Top TV Stories of 2009: The return of the sitcom
by Joel Keller, posted Dec 18th 2009 2:09PM
I'm always amazed at how people haven't learned from TV history. Back in the early eighties, everyone and his mother was saying that comedy was dead, mainly because of then-cutting-edge dramas like Hill Street Blues were dominating the air, while the best in comedy that the networks could come up was crap like Pink Lady and Jeff. Then The Cosby Show, Cheers, Family Ties, and Night Court came around, and all of a sudden comedy was back.
So it's not a big surprise that comedy is making a big comeback a quarter-century later. Times are tough, and people want to laugh. It also helps that on a few networks (NBC, of course), low ratings and little inventory have given shows like The Office and 30 Rock a chance to find and grow an audience. The seeds sewn by those shows have grown in a major way, as three of the four networks now have successful comedy lineups.
ABC Wednesday night - ABC took a huge chance leading off the night with four brand-new comedies. It didn't matter if the star power in those comedies was so high that Ed O'Neill was the fourth-biggest returning sitcom star in the line-up. But ABC had two things going for it: They had nothing to lose on Wednesday nights, and the comedies they chose (at least three of them) were pretty damned good.
The Middle showed that good-hearted family comedy could fit in a single-camera format (and that you can be similar to a previous show -- Malcolm in the Middle -- and still be funny). It also proved that a) Neil Flynn is a funny dude with or without a mop in his hand, and b) Patricia Heaton can actually play a sympathetic character for a change. Cougar Town is starting to find its way after realizing that concentrating on its mega-star, Courteney Cox, was a big mistake.

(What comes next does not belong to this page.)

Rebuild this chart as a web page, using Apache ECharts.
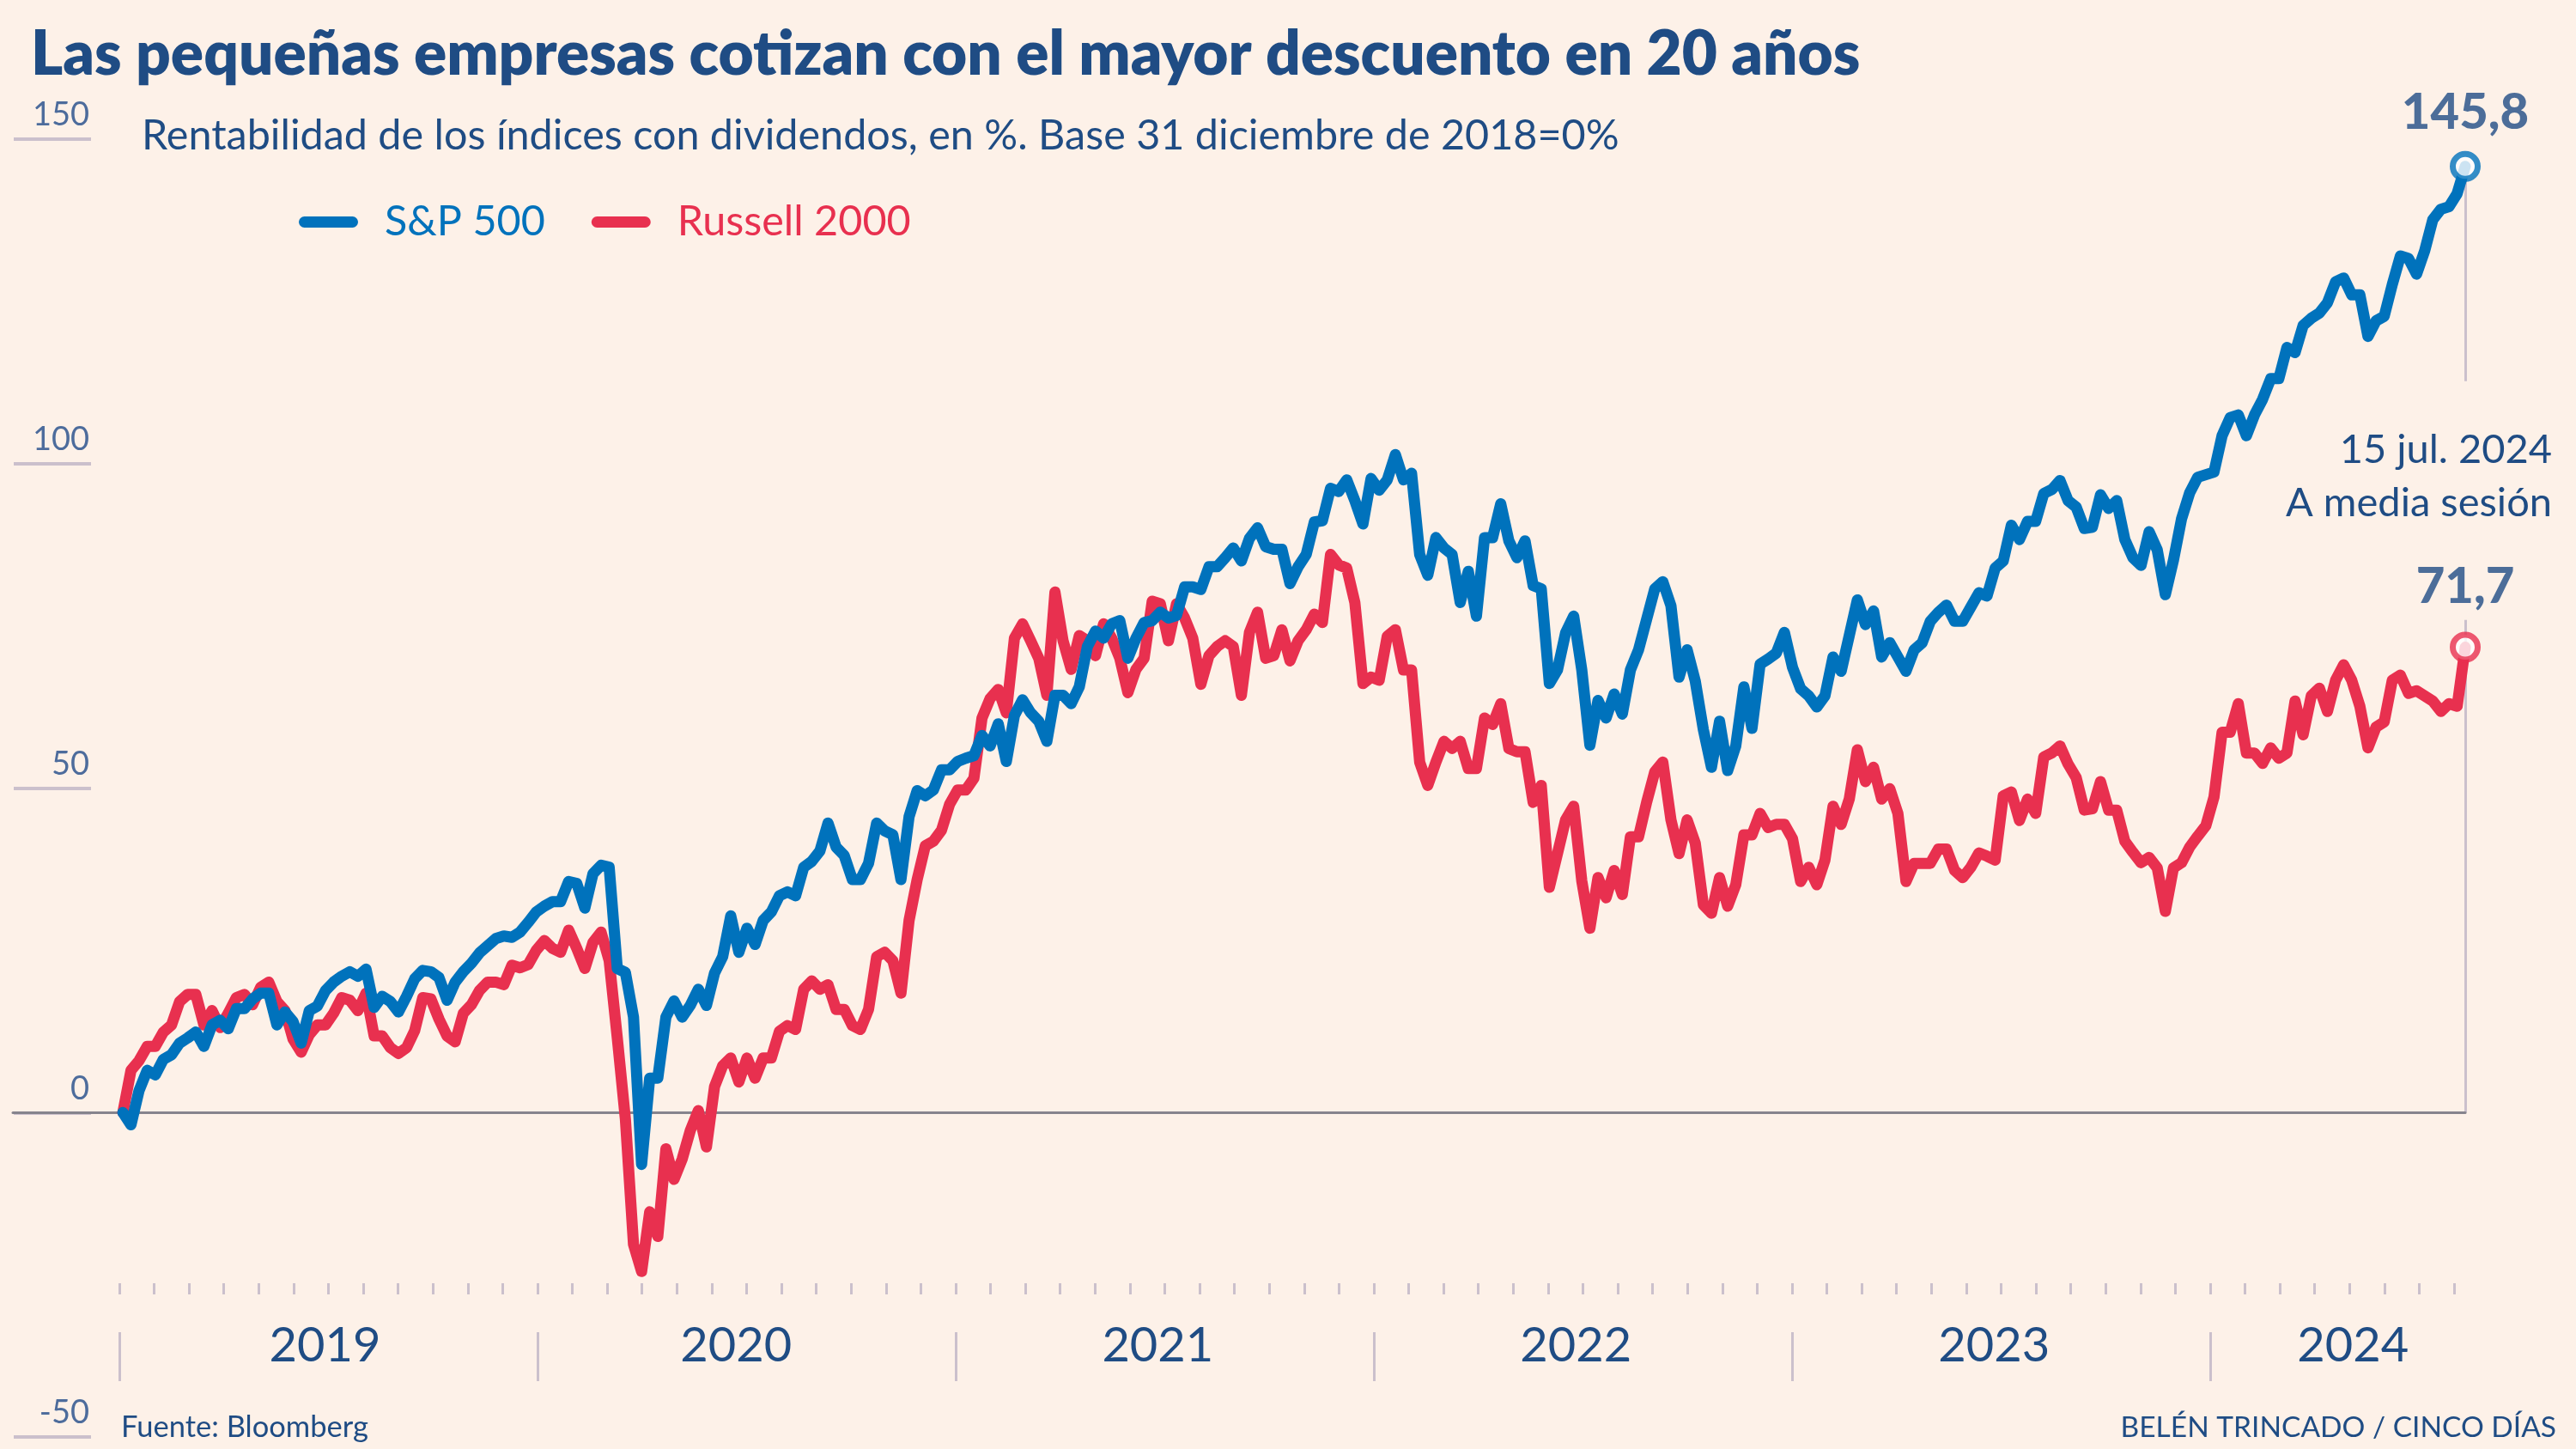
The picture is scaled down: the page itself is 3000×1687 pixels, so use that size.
<!DOCTYPE html>
<html><head><meta charset="utf-8">
<script src="https://cdn.jsdelivr.net/npm/echarts@6/dist/echarts.min.js"></script>
<style>html,body{margin:0;padding:0;background:#fdf1e8}#c{width:3000px;height:1687px}</style>
</head><body><div id="c"></div>
<script>
// ---- data (weekly, from 2018-12-31 to 2024-07-15), % return incl. dividends ----
const startDate = '2018-12-31';
const sp500 = [
0,-1.9,3.4,6.5,5.8,8.2,8.9,10.7,11.5,12.4,
10.2,13.5,14.2,12.9,16.0,16.0,17.5,18.4,18.4,13.5,
15.5,14.0,10.7,15.7,16.4,18.8,20.1,21.0,21.7,21.0,
22.1,16.2,17.9,17.1,15.5,17.9,20.6,21.9,21.7,20.8,
17.3,20.1,21.7,23.0,24.6,25.7,26.8,27.2,27.0,27.8,
29.3,30.9,31.8,32.5,32.5,35.6,35.3,31.5,36.8,38.1,
37.8,22.2,21.6,14.7,-8.0,5.3,5.3,14.7,17.2,14.7,
16.5,19.0,16.5,21.5,24.0,30.3,24.7,28.4,25.9,29.6,
30.9,33.4,34.0,33.4,37.8,38.7,40.3,44.6,40.9,39.6,
35.9,35.9,38.4,44.6,43.4,42.8,35.9,45.6,49.6,48.8,
49.7,52.8,52.8,54.1,54.6,55.0,58.1,56.5,59.9,54.1,
61.2,63.6,61.6,60.3,57.2,64.3,64.3,63.0,65.6,71.8,
74.2,73.1,75.3,75.8,70.0,73.1,75.5,75.8,77.1,76.2,
76.6,81.0,81.0,80.6,84.1,84.1,85.5,87.0,85.0,88.5,
90.1,87.2,86.8,86.8,81.5,84.1,86.0,91.0,91.2,96.2,
95.7,97.5,94.3,90.7,97.7,95.9,97.5,101.4,97.5,98.5,
86.0,82.8,88.6,87.0,86.0,78.6,83.4,76.5,88.6,88.6,
93.8,88.1,85.5,88.1,81.2,80.7,66.1,68.2,73.9,76.5,
68.2,56.6,63.5,60.8,64.5,61.4,68.2,71.3,76.0,80.7,
81.8,78.1,67.1,71.3,66.5,59.0,53.2,60.3,52.7,56.5,
65.6,59.2,69.1,69.9,70.8,74.0,68.6,65.3,64.2,62.5,
64.2,70.2,68.0,73.5,79.0,75.2,77.3,70.2,72.4,70.2,
68.0,71.3,72.4,75.7,77.1,78.2,75.7,75.7,77.9,80.1,
79.6,83.9,85.0,90.5,88.3,91.1,91.1,95.4,96.0,97.4,
94.3,93.3,90.0,90.2,95.2,93.1,94.3,88.3,85.5,84.3,
89.5,86.7,79.8,85.1,91.5,95.5,97.9,98.3,98.7,104.3,
107.1,107.5,104.3,107.5,109.9,113.1,113.1,117.9,117.1,121.3,
122.4,123.2,124.8,128.0,128.6,126.0,126.0,119.6,122.0,122.7,
127.6,132.0,131.6,129.2,132.8,137.6,139.2,139.6,141.6,145.8
];
const russell2000 = [
0,6.5,8.0,10.2,10.2,12.4,13.5,17.1,18.2,18.2,
13.5,15.7,13.1,15.3,17.7,18.2,16.6,19.3,20.1,17.1,
15.7,11.3,9.3,12.0,13.5,13.5,15.3,17.7,17.3,15.7,
18.4,11.8,11.8,10.0,9.1,10.0,12.6,17.7,17.5,14.4,
11.8,10.9,15.3,16.6,18.8,20.1,20.1,19.7,22.7,22.3,
22.8,25.0,26.5,25.3,24.7,28.1,25.3,22.2,26.2,27.8,
23.4,11.5,-1.0,-20.3,-24.5,-15.3,-19.1,-5.6,-10.3,-7.2,
-2.8,0.3,-5.3,4.0,7.2,8.4,4.7,8.4,5.3,8.4,
8.4,12.5,13.4,12.8,19.0,20.3,19.0,19.7,15.9,15.9,
13.4,12.8,15.9,24.0,24.7,23.4,18.4,29.6,35.9,41.1,
41.8,43.5,47.5,49.7,49.7,51.5,60.8,63.8,65.2,61.6,
73.1,75.3,72.7,70.0,64.3,80.2,72.7,68.3,73.5,72.7,
70.4,75.3,73.1,70.0,64.7,68.3,70.0,78.8,78.4,72.7,
78.4,76.2,73.1,66.0,70.4,71.8,72.7,71.8,64.3,74.0,
77.1,70.0,70.4,74.4,69.6,72.7,74.4,76.8,75.5,86.0,
84.4,83.9,78.6,66.1,67.1,66.6,73.4,74.4,68.2,68.2,
54.0,50.4,54.0,57.2,56.1,57.2,53.0,53.0,60.8,59.8,
63.0,56.1,55.6,55.6,47.8,50.4,34.7,39.9,45.1,47.2,
35.7,28.4,36.2,33.1,37.3,33.6,42.5,42.5,47.8,52.5,
54.0,45.1,39.9,45.1,41.5,32.0,30.7,36.2,31.8,35.1,
42.8,42.8,46.1,43.9,44.4,44.4,42.2,35.6,37.8,35.1,
38.9,47.2,44.4,48.3,55.9,51.0,53.2,48.3,49.9,46.1,
35.6,38.4,38.4,38.4,40.6,40.6,37.3,36.2,37.8,40.0,
39.5,38.9,48.8,49.4,45.0,48.3,46.1,54.8,55.4,56.5,
53.7,51.6,46.6,46.8,51.0,46.6,46.6,41.8,40.1,38.5,
39.3,37.7,31.0,37.7,38.5,40.9,42.6,44.2,48.6,58.6,
58.6,63.0,55.4,55.4,53.8,56.2,54.6,55.4,63.4,58.2,
64.2,65.4,61.8,66.6,69.0,66.6,62.6,56.2,59.4,60.2,
66.6,67.4,64.6,65.0,64.2,63.4,61.8,63.0,62.6,71.7
];
const seriesNames = ['S&P 500', 'Russell 2000'];
const yTicks = [-50, 0, 50, 100, 150];
const years = ['2019', '2020', '2021', '2022', '2023', '2024'];
// year label positions along the month axis (months since Jan 2019)
const yearLabelMonths = [5.9, 17.7, 29.8, 41.8, 53.8, 64.1];
const yearTickMonths = [0, 12, 24, 36, 48, 60];
const monthsShown = 67;
const leaderEnds = [112.7, 0];      // where the grey leader lines end (value units)
const leaderStarts = [145.8, 75.9];
const endNote = ['15 jul. 2024', 'A media sesión'];

// ---- build ----
const BLUE = '#0072bc', RED = '#e8304f', NAVY = '#1f4c84', LABEL = '#4d6c9c', GRID = '#cbc0cc';
const FONT = 'Lato';
const dates = [];
(function(){
  const t0 = Date.parse(startDate + 'T00:00:00Z');
  for (let i = 0; i < sp500.length; i++) {
    dates.push(new Date(t0 + i * 7 * 86400000).toISOString().slice(0, 10));
  }
})();
const lastDate = dates[dates.length - 1];
const pair = arr => arr.map((v, i) => [dates[i], v]);
const fmt = v => v.toFixed(1).replace('.', ',');

const chart = echarts.init(document.getElementById('c'), null, {renderer: 'canvas'});
const lastVals = [sp500[sp500.length - 1], russell2000[russell2000.length - 1]];
const colors = [BLUE, RED];
const labelDist = [15, 23];

const option = {
  backgroundColor: '#fdf1e8',
  animation: false,
  textStyle: {fontFamily: FONT},
  title: [
    {text: 'Las pequeñas empresas cotizan con el mayor descuento en 20 años', left: 31, top: 24,
     textStyle: {fontFamily: FONT, fontWeight: 800, fontSize: 71, lineHeight: 71, color: NAVY}},
    {text: 'Rentabilidad de los índices con dividendos, en %. Base 31 diciembre de 2018=0%', left: 160, top: 129,
     textStyle: {fontFamily: FONT, fontWeight: 'normal', fontSize: 48.5, lineHeight: 48, color: NAVY}},
    {text: endNote[0], right: 23, top: 495,
     textStyle: {fontFamily: FONT, fontWeight: 'normal', fontSize: 47, lineHeight: 47, color: NAVY}},
    {text: endNote[1], right: 23, top: 557,
     textStyle: {fontFamily: FONT, fontWeight: 'normal', fontSize: 47, lineHeight: 47, color: NAVY}},
    {text: 'Fuente: Bloomberg', left: 136, top: 1640,
     textStyle: {fontFamily: FONT, fontWeight: 'normal', fontSize: 34.5, lineHeight: 34, color: NAVY}},
    {text: 'BELÉN TRINCADO / CINCO DÍAS', right: 18, top: 1640,
     textStyle: {fontFamily: FONT, fontWeight: 'normal', fontSize: 33.5, lineHeight: 34, color: NAVY}}
  ],
  legend: {
    left: 343, top: 229, itemWidth: 69, itemHeight: 13, itemGap: 54, selectedMode: false,
    icon: 'path://M6.5,0H62.5A6.5,6.5,0,0,1,62.5,13H6.5A6.5,6.5,0,0,1,6.5,0Z',
    data: seriesNames.map((n, i) => ({name: n, textStyle: {color: colors[i]}})),
    textStyle: {fontFamily: FONT, fontSize: 48.5, lineHeight: 48, padding: [0, 0, 0, 26]}
  },
  grid: [
    {left: 15, right: 129, top: 162, bottom: 14},   // data
    {left: 16, width: 90, top: 162, bottom: 14},    // y labels + short gridlines
    {left: 139, width: 2719, top: 120, bottom: 193} // time ticks
  ],
  xAxis: [
    {type: 'time', gridIndex: 0, min: '2018-09-27', max: lastDate, z: 3,
     axisLine: {show: true, onZero: true, lineStyle: {color: '#86848d', width: 3}},
     axisTick: {show: false}, axisLabel: {show: false}, splitLine: {show: false}},
    {type: 'value', gridIndex: 1, min: 0, max: 1, show: false},
    {type: 'value', gridIndex: 2, min: 0, max: monthsShown, interval: 1, position: 'bottom',
     axisLine: {show: false}, axisLabel: {show: false}, splitLine: {show: false},
     axisTick: {show: true, length: 13, lineStyle: {color: GRID, width: 3}}},
    {type: 'value', gridIndex: 2, min: 0, max: monthsShown, position: 'bottom', offset: 57,
     axisLine: {show: false}, splitLine: {show: false},
     axisTick: {show: true, length: 57, customValues: yearTickMonths, lineStyle: {color: GRID, width: 3}},
     axisLabel: {show: true, customValues: yearLabelMonths, margin: 16, verticalAlign: 'middle',
       formatter: v => years[Math.floor(v / 12)] || '',
       fontFamily: FONT, fontSize: 56, color: NAVY}}
  ],
  yAxis: [
    {type: 'value', gridIndex: 0, min: yTicks[0], max: yTicks[yTicks.length - 1], interval: 50, show: false},
    {type: 'value', gridIndex: 1, min: yTicks[0], max: yTicks[yTicks.length - 1], interval: 50, position: 'right', z: 0,
     axisLine: {show: false}, axisTick: {show: false},
     splitLine: {show: true, lineStyle: {color: GRID, width: 4}},
     axisLabel: {show: true, inside: true, margin: 2, verticalAlign: 'bottom', lineHeight: 38, padding: [0, 0, 9, 0],
       fontFamily: FONT, fontSize: 38, color: LABEL, formatter: v => String(v)}},
    {type: 'value', gridIndex: 2, show: false}
  ],
  series: [
    {name: seriesNames[0], type: 'line', xAxisIndex: 0, yAxisIndex: 0, data: pair(sp500), z: 4,
     showSymbol: false, clip: false, color: BLUE,
     lineStyle: {color: BLUE, width: 13, cap: 'round', join: 'round'},
     markLine: {silent: true, symbol: 'none', label: {show: false}, z: 1,
       lineStyle: {color: GRID, width: 3, type: 'solid'},
       data: [[{coord: [lastDate, leaderStarts[0]]}, {coord: [lastDate, leaderEnds[0]]}]]}},
    {name: seriesNames[1], type: 'line', xAxisIndex: 0, yAxisIndex: 0, data: pair(russell2000), z: 3,
     showSymbol: false, clip: false, color: RED,
     lineStyle: {color: RED, width: 13, cap: 'round', join: 'round'},
     markLine: {silent: true, symbol: 'none', label: {show: false}, z: 1,
       lineStyle: {color: GRID, width: 3, type: 'solid'},
       data: [[{coord: [lastDate, leaderStarts[1]]}, {coord: [lastDate, leaderEnds[1]]}]]}},
    {type: 'scatter', xAxisIndex: 0, yAxisIndex: 0, z: 10, clip: false, silent: true,
     data: lastVals.map((v, i) => ({
       value: [lastDate, v], symbol: 'circle', symbolSize: 29,
       itemStyle: {color: '#ffffff', borderColor: colors[i], borderWidth: 7},
       label: {show: true, position: 'top', distance: labelDist[i], formatter: () => fmt(v),
         fontFamily: FONT, fontWeight: 900, fontSize: 58, lineHeight: 58, color: NAVY}
     }))}
  ]
};
chart.setOption(option);
</script></body></html>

And Modern Family is just plain funny, giving me the biggest laughs of any show this season (I still laugh at the mayhem at the end of "Fizbo").
The only show that didn't work was Hank. Sometimes that happens, despite the talent involved. At least Kelsey Grammer and ABC put it out of its misery early.
CBS Monday night - CBS already had a hit comedy with Two and a Half Men, and while it's not everyone's idea of "edgy" comedy, it's at least been consistent over the last six years. And it stuck with How I Met Your Mother long enough for it to go beyond it's loyal following to become a modest hit of its own.
But it was when the network added The Big Bang Theory to the mix two years ago that the lineup solidified. The show has proven what many people already thought, which is that "old-fashioned" multi-camera comedies can be hits if written and acted well. Incredibly, it's become a critical fave and a ratings hit, something that hasn't been seen in the world of comedy since Everybody Loves Raymond hit it big.
Big Bang has only made a star of Jim Parsons, but the show itself continues to get higher and higher ratings, to the point where if and when Men goes away, Big Bang could effortlessly slip into its 9 PM slot just like Men did after Raymond ended.
Now, if they could just figure out what to do with the awful Accidentally on Purpose, we'd be set.
NBC Thursday night - Luckily, NBC's misguided decision to go away from comedy on Thursdays didn't last long, as this new version of it's classic Must See TV night has been clicking for more than three years. And with Parks and Recreation and Community, the Peacock net has found worthy companions to The Office and 30 Rock.
Neither show in the 8 PM hour is getting great ratings, but they'll have a chance to grow because, really, what else is NBC going to do there? Community has had a bit of a shaky start, but seems to be ready to hit its stride, especially after the extremely funny Christmas episode from last week.
And Parks and Rec might just be the best of the four shows right now. Once Greg Daniels, Mike Schur and the writers figured out that Amy Poehler's character of Leslie Knope was not a Michael Scott clone, and they discovered the comic gold they had in Nick Offerman as Ron Bleepin' Swanson, the rest fell into place.
FOX ??? - Fox seems to be the only network without a big comedy night... well, aside from Sundays, which has become a Seth-a-palooza with some Simpsons mixed in. Their live-action comedy development has been miserable, with Brothers being the latest example. This is the network that gave us Married with Children and Herman's Head, for crissakes. Let's hope they develop something soon.